Madrid zirvesinde ABD Başkanı Joe Biden'ın Cumhurbaşkanı Recep Tayyip Erdoğan ile görüşmesinin üçlü mutabakatın imzalanmasında etkili olduğu yorumları yapılmıştı.
Gezer'e göre iki onay süreci doğrudan olmasa da dolaylı olarak birbiri ile bağlantılı ve F-16'ların verilmesi Türkiye'nin pozisyonunu belirli ölçüde yumuşatabilir. Eski diplomat Gezer, şöyle konuşuyor:
"Çünkü Türkiye şunu düşünüyor; 'ben bölgemde kendi başıma bir mücadele veriyorum, bir ittifakın parçasıyım ama müttefiklerim beni anlamıyor ve bana yeterli desteği vermiyor.' Böyle bir hissiyata sahip Türkiye. Yani bu hissiyatın giderilmesi için de atılacak her türlü adım tabi ki birbirleriyle bağlantılıdır ve olumlu sonuçlar doğurabilir."

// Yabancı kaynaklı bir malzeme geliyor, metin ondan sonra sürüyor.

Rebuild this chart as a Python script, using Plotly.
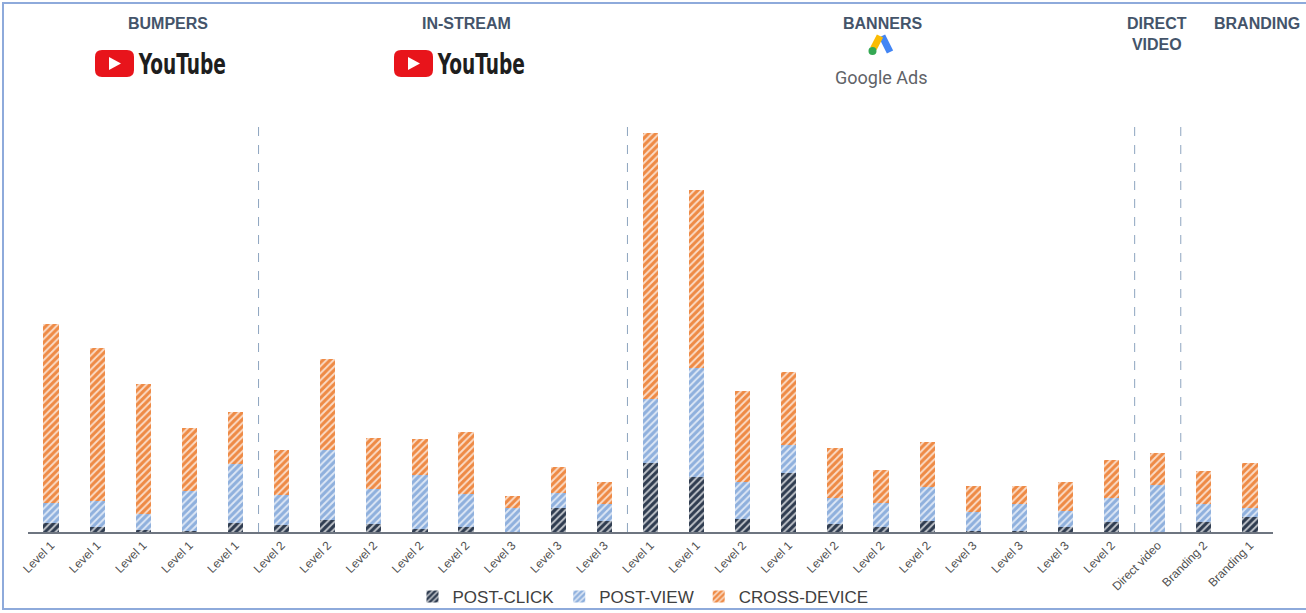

Ünlühisarcıklı ise İsveç'in en başta bu konuyu doğrudan ABD'nin de meselesi haline getirmeye çalıştığını ama ABD'nin buna çok istekli olmadığını söyleyerek "F-16 konusu eğer ABD'de belli bir olgunluğa ulaştıysa ve karar aşamasına geldiyse bence Amerika Türkiye'ye ‘Bu arada İsveç ve Finlandiya'nın işini de kolaylaştırmanızı bekliyoruz' diyecektir" yorumunu yapıyor.
Ancak F-16 satışı olsa bile üçlü mutabakat maddelerinde ilerleme sağlanmaması durumunda onay sürecinin zor olacağını belirten Ünlühisarcıklı, önümüzdeki birkaç ay içinde iki konuda da ilerleme bekliyor.
30 üyeli NATO içinde onay işlemini tamamlamayan şu anda Türkiye ve Macaristan kaldı. Macaristan'da yıl bitmeden onay sürecinin tamamlanması bekleniyor.